# Problem:
Write out each record below exactly as it appears, with no pictures.

# Information supplied:

>> Begin

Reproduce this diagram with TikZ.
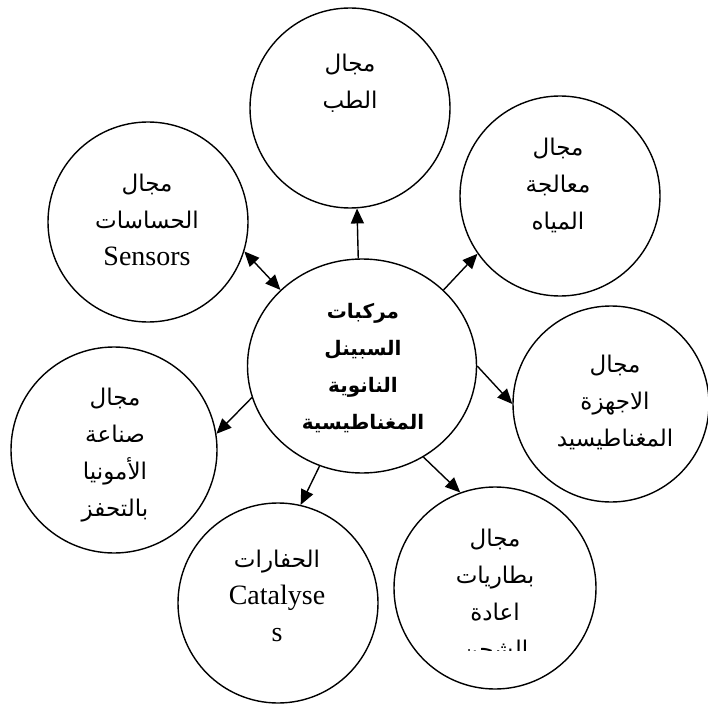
\documentclass[tikz,border=0pt]{standalone}
\usepackage{fontspec}
\setmainfont{Liberation Serif}
\newfontfamily\arabicfont[Script=Arabic]{DejaVu Sans}
\TeXXeTstate=1
\usetikzlibrary{arrows.meta,shapes.geometric}
\newcommand{\ar}[1]{{\arabicfont\fontsize{23}{37}\selectfont\beginR #1\endR}}
\newcommand{\arb}[1]{{\arabicfont\bfseries\fontsize{20}{37}\selectfont\beginR #1\endR}}

\begin{document}
\begin{tikzpicture}[x=1pt,y=-1pt,
	field/.style={draw, line width=1.4pt, circle, minimum size=200pt, inner sep=0pt},
	txt/.style={align=center, font=\fontsize{28}{37}\selectfont},
	arr/.style={-{Triangle[length=15pt,width=13pt]}, line width=1.4pt}]
	\useasboundingbox (0,0) rectangle (707,711);
	% circles
	\node[field, ellipse, minimum width=229pt, minimum height=214pt] (mid) at (362,366) {};
	\node[field] (med) at (350,108) {};
	\node[field] (water) at (560,196) {};
	\node[field] (sens) at (148,222) {};
	\node[field, minimum size=196pt] (mag) at (611,404) {};
	\node[field, minimum size=206pt] (amm) at (114,450) {};
	\node[field] (cat) at (278,603) {};
	\node[field, minimum size=202pt] (bat) at (495,588) {};
	% texts
	\node[txt] (midtxt) at (363,368) {\arb{مركبات}\\\arb{السبينل}\\\arb{النانوية}\\\arb{المغناطيسية}};
	\node[txt] (medtxt) at (350,83) {\ar{مجال}\\\ar{الطب}};
	\node[txt] (watertxt) at (558,185) {\ar{مجال}\\\ar{معالجة}\\\ar{المياه}};
	\node[txt] (senstxt) at (147,220) {\ar{مجال}\\\ar{الحساسات}\\Sensors};
	\node[txt] (magtxt) at (615,402) {\ar{مجال}\\\ar{الاجهزة}\\\ar{المغناطيسيد}};
	\node[txt] (ammtxt) at (115,455) {\ar{مجال}\\\ar{صناعة}\\\ar{الأمونيا}\\\ar{بالتحفز}};
	\node[txt] (cattxt) at (277,596) {\ar{الحفارات}\\Catalyse\\s};
	\begin{scope}
		\clip (390,420) rectangle (600,650);
		\node[txt] (battxt) at (495,596) {\ar{مجال}\\\ar{بطاريات}\\\ar{اعادة}\\\ar{الشحن}};
	\end{scope}
	% arrows
	\draw[arr] (mid.92) -- (med.-86);
	\draw[arr] (mid.43) -- (water.215);
	\draw[arr, {Triangle[length=15pt,width=13pt]}-{Triangle[length=15pt,width=13pt]}] (mid.137) -- (sens.-17);
	\draw[arr] (mid.0) -- (mag.180);
	\draw[arr] (mid.196) -- (amm.9);
	\draw[arr] (mid.247) -- (cat.77);
	\draw[arr] (mid.-56) -- (bat.110);
\end{tikzpicture}
\end{document}
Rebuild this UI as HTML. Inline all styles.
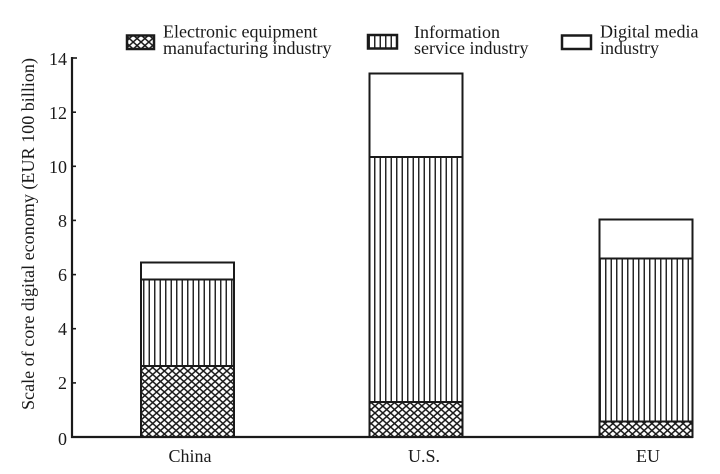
<!DOCTYPE html>
<html>
<head>
<meta charset="utf-8">
<style>
html,body{margin:0;padding:0;background:#fff;}
svg{display:block;}
text{font-family:"Liberation Serif",serif;fill:#1a1a1a;}
</style>
</head>
<body>
<svg width="720" height="474" viewBox="0 0 720 474" xmlns="http://www.w3.org/2000/svg">
<defs>
<pattern id="cross" patternUnits="userSpaceOnUse" width="7.8" height="7" x="141" y="0">
<rect width="7.8" height="7" fill="#fff"/>
<path d="M0,0 L7.8,7 M7.8,0 L0,7 M-3.9,3.5 L0,7 M3.9,-3.5 L11.7,3.5" stroke="#1a1a1a" stroke-width="1.5" fill="none"/>
</pattern>
<pattern id="vlines" patternUnits="userSpaceOnUse" width="5.5" height="10" x="141" y="0">
<rect width="5.5" height="10" fill="#fff"/>
<line x1="2.75" y1="0" x2="2.75" y2="10" stroke="#1a1a1a" stroke-width="1.4"/>
</pattern>
</defs>

<!-- Legend -->
<rect x="127" y="35.5" width="27" height="13.5" fill="url(#cross)" stroke="#1a1a1a" stroke-width="2.5"/>
<text x="163" y="37.5" font-size="18">Electronic equipment</text>
<text x="163" y="54" font-size="18">manufacturing industry</text>

<rect x="368" y="35" width="29" height="13.5" fill="url(#vlines)" stroke="#1a1a1a" stroke-width="2.5"/>
<text x="414" y="38" font-size="18">Information</text>
<text x="414" y="54" font-size="18">service industry</text>

<rect x="562" y="35.5" width="29" height="13.5" fill="#fff" stroke="#1a1a1a" stroke-width="2.5"/>
<text x="600" y="37.5" font-size="18">Digital media</text>
<text x="600" y="54" font-size="18">industry</text>

<!-- Y axis label -->
<text transform="translate(34,234) rotate(-90)" text-anchor="middle" font-size="18" textLength="352" lengthAdjust="spacingAndGlyphs">Scale of core digital economy (EUR 100 billion)</text>

<!-- Bars: China -->
<rect x="141" y="366" width="93" height="71" fill="url(#cross)" stroke="#1a1a1a" stroke-width="2"/>
<rect x="141" y="279.5" width="93" height="86.5" fill="url(#vlines)" stroke="#1a1a1a" stroke-width="2"/>
<rect x="141" y="262.5" width="93" height="17" fill="#fff" stroke="#1a1a1a" stroke-width="2"/>

<!-- Bars: U.S. -->
<rect x="369.5" y="402" width="93" height="35" fill="url(#cross)" stroke="#1a1a1a" stroke-width="2"/>
<rect x="369.5" y="157" width="93" height="245" fill="url(#vlines)" stroke="#1a1a1a" stroke-width="2"/>
<rect x="369.5" y="73.5" width="93" height="83.5" fill="#fff" stroke="#1a1a1a" stroke-width="2"/>

<!-- Bars: EU -->
<rect x="599.5" y="421.5" width="93" height="15.5" fill="url(#cross)" stroke="#1a1a1a" stroke-width="2"/>
<rect x="599.5" y="258.5" width="93" height="163" fill="url(#vlines)" stroke="#1a1a1a" stroke-width="2"/>
<rect x="599.5" y="219.5" width="93" height="39" fill="#fff" stroke="#1a1a1a" stroke-width="2"/>

<!-- Axes -->
<line x1="72" y1="57" x2="72" y2="438" stroke="#1a1a1a" stroke-width="2.2"/>
<line x1="71" y1="437" x2="693" y2="437" stroke="#1a1a1a" stroke-width="2.2"/>

<!-- Ticks -->
<g stroke="#1a1a1a" stroke-width="1.6">
<line x1="72" y1="58" x2="77" y2="58"/>
<line x1="72" y1="112.2" x2="76" y2="112.2"/>
<line x1="72" y1="166.3" x2="76" y2="166.3"/>
<line x1="72" y1="220.4" x2="76" y2="220.4"/>
<line x1="72" y1="274.6" x2="76" y2="274.6"/>
<line x1="72" y1="328.7" x2="76" y2="328.7"/>
<line x1="72" y1="382.9" x2="76" y2="382.9"/>
</g>

<!-- Tick labels -->
<g font-size="18" text-anchor="end">
<text x="67" y="65">14</text>
<text x="67" y="119">12</text>
<text x="67" y="173">10</text>
<text x="67" y="227">8</text>
<text x="67" y="281">6</text>
<text x="67" y="335">4</text>
<text x="67" y="389">2</text>
<text x="67" y="445">0</text>
</g>

<!-- Category labels -->
<g font-size="18" text-anchor="middle">
<text x="190" y="462">China</text>
<text x="424" y="462">U.S.</text>
<text x="648" y="462">EU</text>
</g>
</svg>
</body>
</html>
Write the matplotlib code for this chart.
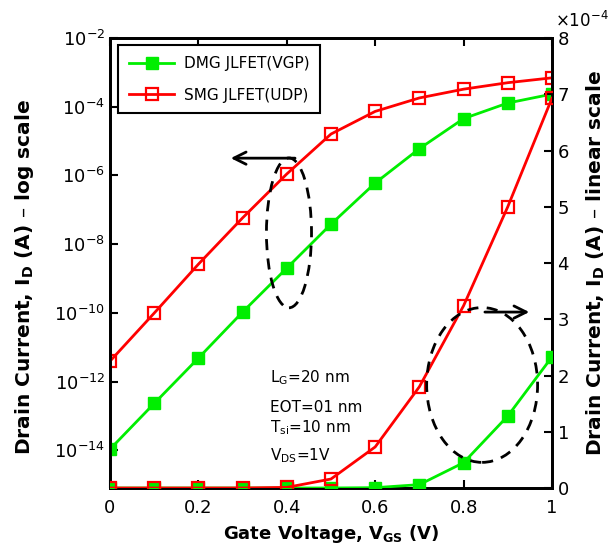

>> End

# Complete answer:
Reproduce this diagram with TikZ.
\documentclass[tikz,border=0pt]{standalone}
\usepackage{fontspec}
\setmainfont{Liberation Serif}
\newfontfamily\arabicfont[Script=Arabic]{DejaVu Sans}
\TeXXeTstate=1
\usetikzlibrary{arrows.meta,shapes.geometric}
\newcommand{\ar}[1]{{\arabicfont\fontsize{23}{37}\selectfont\beginR #1\endR}}
\newcommand{\arb}[1]{{\arabicfont\bfseries\fontsize{20}{37}\selectfont\beginR #1\endR}}

\begin{document}
\begin{tikzpicture}[x=1pt,y=-1pt,
	field/.style={draw, line width=1.4pt, circle, minimum size=200pt, inner sep=0pt},
	txt/.style={align=center, font=\fontsize{28}{37}\selectfont},
	arr/.style={-{Triangle[length=15pt,width=13pt]}, line width=1.4pt}]
	\useasboundingbox (0,0) rectangle (707,711);
	% circles
	\node[field, ellipse, minimum width=229pt, minimum height=214pt] (mid) at (362,366) {};
	\node[field] (med) at (350,108) {};
	\node[field] (water) at (560,196) {};
	\node[field] (sens) at (148,222) {};
	\node[field, minimum size=196pt] (mag) at (611,404) {};
	\node[field, minimum size=206pt] (amm) at (114,450) {};
	\node[field] (cat) at (278,603) {};
	\node[field, minimum size=202pt] (bat) at (495,588) {};
	% texts
	\node[txt] (midtxt) at (363,368) {\arb{مركبات}\\\arb{السبينل}\\\arb{النانوية}\\\arb{المغناطيسية}};
	\node[txt] (medtxt) at (350,83) {\ar{مجال}\\\ar{الطب}};
	\node[txt] (watertxt) at (558,185) {\ar{مجال}\\\ar{معالجة}\\\ar{المياه}};
	\node[txt] (senstxt) at (147,220) {\ar{مجال}\\\ar{الحساسات}\\Sensors};
	\node[txt] (magtxt) at (615,402) {\ar{مجال}\\\ar{الاجهزة}\\\ar{المغناطيسيد}};
	\node[txt] (ammtxt) at (115,455) {\ar{مجال}\\\ar{صناعة}\\\ar{الأمونيا}\\\ar{بالتحفز}};
	\node[txt] (cattxt) at (277,596) {\ar{الحفارات}\\Catalyse\\s};
	\begin{scope}
		\clip (390,420) rectangle (600,650);
		\node[txt] (battxt) at (495,596) {\ar{مجال}\\\ar{بطاريات}\\\ar{اعادة}\\\ar{الشحن}};
	\end{scope}
	% arrows
	\draw[arr] (mid.92) -- (med.-86);
	\draw[arr] (mid.43) -- (water.215);
	\draw[arr, {Triangle[length=15pt,width=13pt]}-{Triangle[length=15pt,width=13pt]}] (mid.137) -- (sens.-17);
	\draw[arr] (mid.0) -- (mag.180);
	\draw[arr] (mid.196) -- (amm.9);
	\draw[arr] (mid.247) -- (cat.77);
	\draw[arr] (mid.-56) -- (bat.110);
\end{tikzpicture}
\end{document}
Rebuild this UI as HTML. Inline all styles.
<!DOCTYPE html>
<html>
<head>
<meta charset="utf-8">
<style>
html,body{margin:0;padding:0;background:#fff;}
svg{display:block;}
text{font-family:"Liberation Serif",serif;fill:#1a1a1a;}
</style>
</head>
<body>
<svg width="720" height="474" viewBox="0 0 720 474" xmlns="http://www.w3.org/2000/svg">
<defs>
<pattern id="cross" patternUnits="userSpaceOnUse" width="7.8" height="7" x="141" y="0">
<rect width="7.8" height="7" fill="#fff"/>
<path d="M0,0 L7.8,7 M7.8,0 L0,7 M-3.9,3.5 L0,7 M3.9,-3.5 L11.7,3.5" stroke="#1a1a1a" stroke-width="1.5" fill="none"/>
</pattern>
<pattern id="vlines" patternUnits="userSpaceOnUse" width="5.5" height="10" x="141" y="0">
<rect width="5.5" height="10" fill="#fff"/>
<line x1="2.75" y1="0" x2="2.75" y2="10" stroke="#1a1a1a" stroke-width="1.4"/>
</pattern>
</defs>

<!-- Legend -->
<rect x="127" y="35.5" width="27" height="13.5" fill="url(#cross)" stroke="#1a1a1a" stroke-width="2.5"/>
<text x="163" y="37.5" font-size="18">Electronic equipment</text>
<text x="163" y="54" font-size="18">manufacturing industry</text>

<rect x="368" y="35" width="29" height="13.5" fill="url(#vlines)" stroke="#1a1a1a" stroke-width="2.5"/>
<text x="414" y="38" font-size="18">Information</text>
<text x="414" y="54" font-size="18">service industry</text>

<rect x="562" y="35.5" width="29" height="13.5" fill="#fff" stroke="#1a1a1a" stroke-width="2.5"/>
<text x="600" y="37.5" font-size="18">Digital media</text>
<text x="600" y="54" font-size="18">industry</text>

<!-- Y axis label -->
<text transform="translate(34,234) rotate(-90)" text-anchor="middle" font-size="18" textLength="352" lengthAdjust="spacingAndGlyphs">Scale of core digital economy (EUR 100 billion)</text>

<!-- Bars: China -->
<rect x="141" y="366" width="93" height="71" fill="url(#cross)" stroke="#1a1a1a" stroke-width="2"/>
<rect x="141" y="279.5" width="93" height="86.5" fill="url(#vlines)" stroke="#1a1a1a" stroke-width="2"/>
<rect x="141" y="262.5" width="93" height="17" fill="#fff" stroke="#1a1a1a" stroke-width="2"/>

<!-- Bars: U.S. -->
<rect x="369.5" y="402" width="93" height="35" fill="url(#cross)" stroke="#1a1a1a" stroke-width="2"/>
<rect x="369.5" y="157" width="93" height="245" fill="url(#vlines)" stroke="#1a1a1a" stroke-width="2"/>
<rect x="369.5" y="73.5" width="93" height="83.5" fill="#fff" stroke="#1a1a1a" stroke-width="2"/>

<!-- Bars: EU -->
<rect x="599.5" y="421.5" width="93" height="15.5" fill="url(#cross)" stroke="#1a1a1a" stroke-width="2"/>
<rect x="599.5" y="258.5" width="93" height="163" fill="url(#vlines)" stroke="#1a1a1a" stroke-width="2"/>
<rect x="599.5" y="219.5" width="93" height="39" fill="#fff" stroke="#1a1a1a" stroke-width="2"/>

<!-- Axes -->
<line x1="72" y1="57" x2="72" y2="438" stroke="#1a1a1a" stroke-width="2.2"/>
<line x1="71" y1="437" x2="693" y2="437" stroke="#1a1a1a" stroke-width="2.2"/>

<!-- Ticks -->
<g stroke="#1a1a1a" stroke-width="1.6">
<line x1="72" y1="58" x2="77" y2="58"/>
<line x1="72" y1="112.2" x2="76" y2="112.2"/>
<line x1="72" y1="166.3" x2="76" y2="166.3"/>
<line x1="72" y1="220.4" x2="76" y2="220.4"/>
<line x1="72" y1="274.6" x2="76" y2="274.6"/>
<line x1="72" y1="328.7" x2="76" y2="328.7"/>
<line x1="72" y1="382.9" x2="76" y2="382.9"/>
</g>

<!-- Tick labels -->
<g font-size="18" text-anchor="end">
<text x="67" y="65">14</text>
<text x="67" y="119">12</text>
<text x="67" y="173">10</text>
<text x="67" y="227">8</text>
<text x="67" y="281">6</text>
<text x="67" y="335">4</text>
<text x="67" y="389">2</text>
<text x="67" y="445">0</text>
</g>

<!-- Category labels -->
<g font-size="18" text-anchor="middle">
<text x="190" y="462">China</text>
<text x="424" y="462">U.S.</text>
<text x="648" y="462">EU</text>
</g>
</svg>
</body>
</html>
Write the matplotlib code for this chart.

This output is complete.